Online sales saw a decline of 9.4% year on year in January’s payday week, compared with a drop of 11.1% during the same week in 2023.

Andy Mulcahy, strategy and insight director for IMRG, said: “Up until around 2019, ecommerce was rightly regarded as an industry with high potential, buoyed by the notion that everything was going online, and the high street seemed in terminal decline.

“Around that time, though, the overall growth rate for ecommerce had actually started to head toward flat.

“The lockdown period then gave us years of data that was heavily skewed, but what we are seeing now is not just a consequence of that any more.

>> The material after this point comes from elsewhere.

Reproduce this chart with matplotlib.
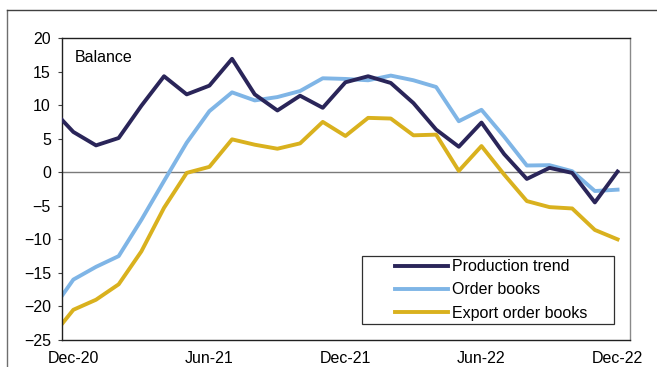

“The economic situation is dire, demand has been impacted and ecommerce feels like it is no longer immune to tough times but is just as vulnerable as retail more generally and other customer-facing industries.

“However, a possible bright spot on the horizon: while the economic and geopolitical context is fraught and potentially intensifying, ecommerce has traditionally benefited when technology progresses; new devices, such as the tablet and smartphone, helped push up sales by increasing accessibility to retail sites.

“Many of the ‘next big thing’ technologies in recent years – such as voice, augmented reality and the metaverse – have not delivered for retail yet, but AI has come on profoundly in the last 12 months.

“As it becomes widely embedded in platforms and systems, the breadth and quality of personalisation it enables may well be what restores growth to ecommerce. It certainly seems like we can’t rely on stability in the macro-environment to provide it.”